New law to ensure furloughed employees receive full redundancy payments
Furloughed employees who are then made redundant will receive redundancy pay based on their normal wage, under new laws being brought in today.
Throughout the pandemic, the government has urged businesses to do right by their employees and pay those being made redundant based on their normal wage, rather than their furlough pay, which is often less.
The majority of businesses have done so, however, there are a minority who have not.
Today the government will bring in legislation to protect workers and ensure all furloughed employees who are being made redundant receive their full entitlement.

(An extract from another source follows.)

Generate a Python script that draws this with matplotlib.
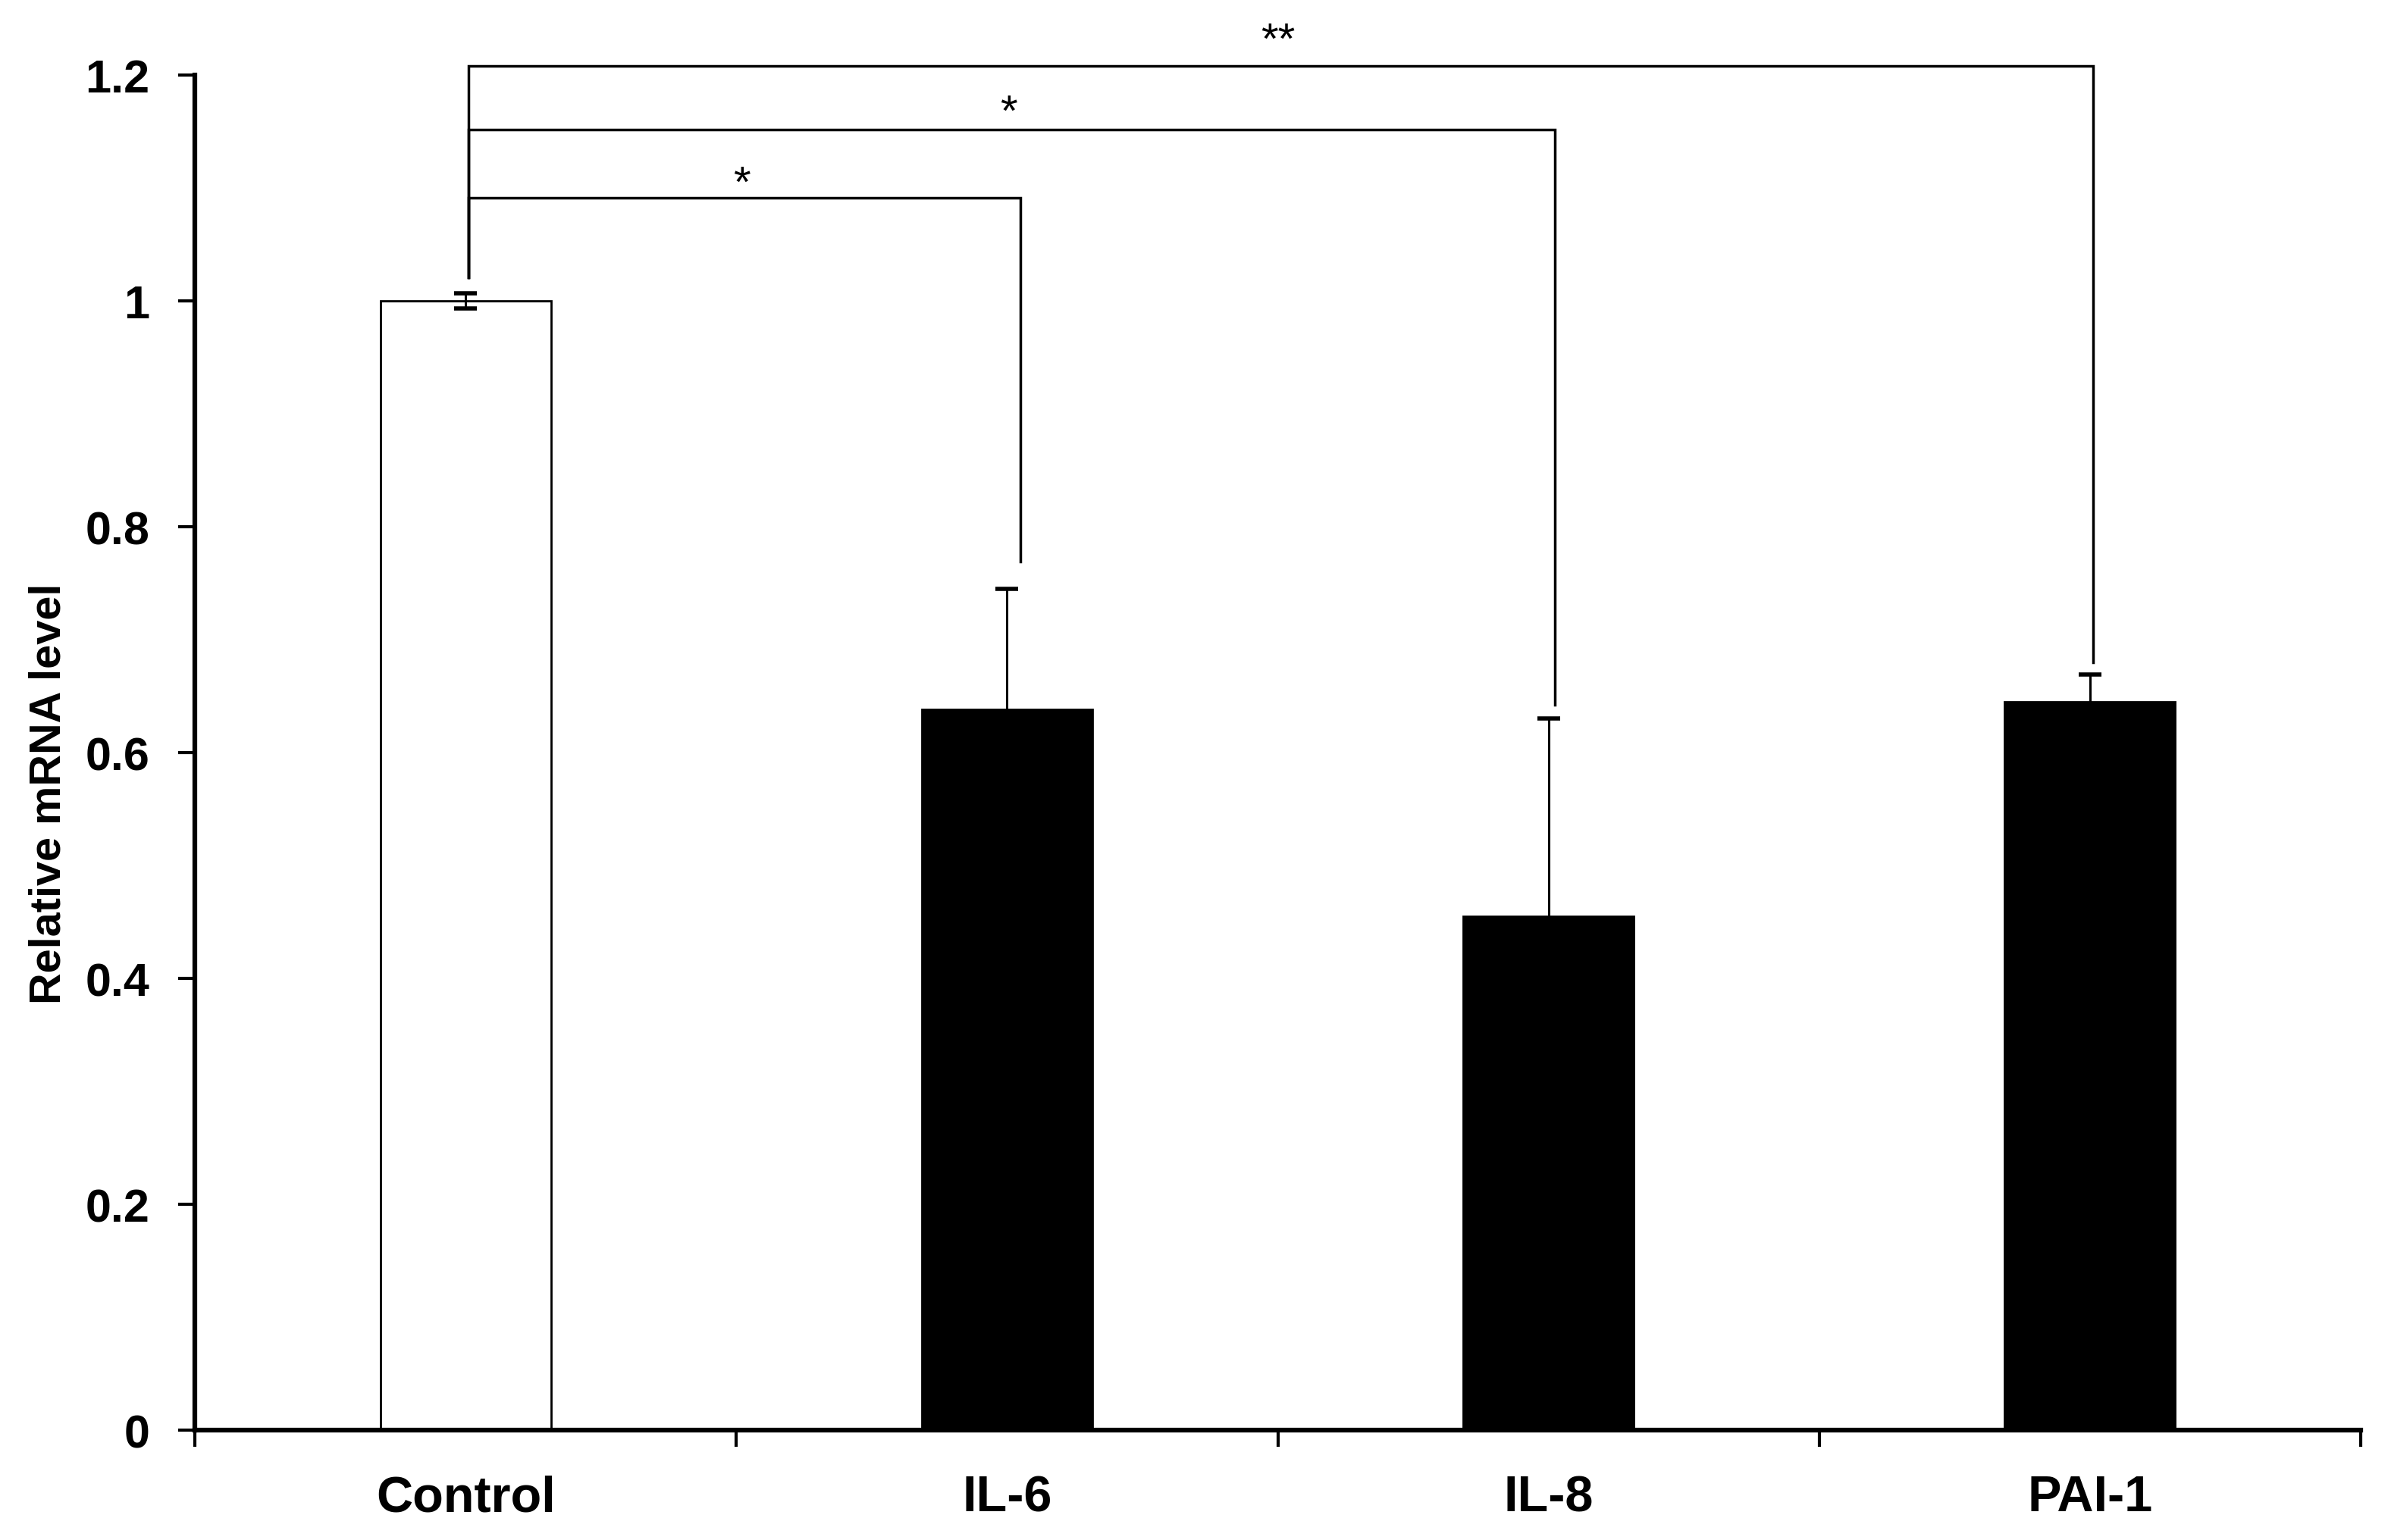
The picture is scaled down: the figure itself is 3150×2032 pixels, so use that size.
import matplotlib
matplotlib.use("Agg")
import matplotlib.pyplot as plt
import numpy as np

categories = ["Control", "IL-6", "IL-8", "PAI-1"]
values = [1.0, 0.638, 0.455, 0.645]
errors = [0.007, 0.107, 0.175, 0.024]
bar_colors = ["white", "black", "black", "black"]
yticks = [0, 0.2, 0.4, 0.6, 0.8, 1, 1.2]
ytick_labels = ["0", "0.2", "0.4", "0.6", "0.8", "1", "1.2"]

# significance brackets: (left, right, bracket height, left leg bottom, right leg bottom, label)
brackets = [
    (0.005, 1.025, 1.091, 1.021, 0.769, "*"),
    (0.005, 2.011, 1.152, 1.021, 0.642, "*"),
    (0.005, 3.006, 1.208, 1.021, 0.680, "**"),
]
star_y = [1.103, 1.166, 1.230]

plt.rcParams['font.family'] = ['Liberation Sans', 'DejaVu Sans']

fig = plt.figure(figsize=(31.5, 20.33), dpi=100)
ax = fig.add_axes([0.0816, 0.0713, 0.907, 0.8795])

x = np.arange(len(categories))
ax.bar(x, values, width=0.315, color=bar_colors, edgecolor="black", linewidth=2.0, zorder=2)
ax.errorbar(x, values, yerr=errors, fmt="none", ecolor="black", elinewidth=2.2,
            capsize=11, capthick=4, zorder=3)

for (l, r, h, lb, rb, lab), sy in zip(brackets, star_y):
    ax.plot([l, l, r, r], [lb, h, h, rb], color="black", lw=2.5, clip_on=False, zorder=4,
            solid_joinstyle="miter")
    ax.text((l + r) / 2 - 0.005, sy, lab, ha="center", va="center", fontsize=42,
            clip_on=False)

ax.set_xlim(-0.5, 3.5)
ax.set_ylim(0, 1.2)

for s in ["top", "right"]:
    ax.spines[s].set_visible(False)
for s in ["left", "bottom"]:
    ax.spines[s].set_linewidth(4.5)

ax.set_yticks(yticks)
ax.set_yticklabels(ytick_labels, fontsize=44, fontweight="bold")
ax.tick_params(axis="y", direction="out", length=16, width=3, pad=27)

ax.set_xticks(x)
ax.set_xticklabels(categories, fontsize=48, fontweight="bold")
ax.tick_params(axis="x", which="major", length=0, pad=42)
ax.set_xticks(np.arange(-0.5, 4.0, 1.0), minor=True)
ax.tick_params(axis="x", which="minor", direction="out", length=16, width=3)

ax.set_ylabel("Relative mRNA level", fontsize=41.5, fontweight="bold")
ax.yaxis.set_label_coords(-0.058, 0.47)

fig.savefig("out.png", dpi=100, facecolor="white")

Employees with more than two years’ continuous service who are made redundant are usually entitled to a statutory redundancy payment that is based on length of service, age and pay, up to a statutory maximum.
This legislation, which will come into force from tomorrow, will ensure that employees who are furloughed receive statutory redundancy pay based on their normal wages, rather than a reduced furlough rate.
Business Secretary Alok Sharma said: “The government is doing everything it can to protect people’s livelihoods, and we are supporting more than nine million jobs through the Coronavirus Job Retention Scheme.
“We urge employers to do everything they can to avoid making redundancies, but where this is unavoidable it is important that employees receive the payments they are rightly entitled to.
“New laws will ensure furloughed employees are not short-changed and are paid their full redundancy pay entitlement – providing some reassurance in an undeniably testing time.”
These changes will also apply to Statutory Notice Pay, which is where employees must be given a notice period before their employment ends, varying from at least one week’s notice up to 12 weeks’ notice, depending on how long they have worked for their employer. During this notice period, employees must be paid.
This legislation will also ensure that notice pay is based on normal wages rather than their wages under the CJRS.
Other changes coming into force will ensure basic awards for unfair dismissal cases are based on full pay rather than wages under the CJRS.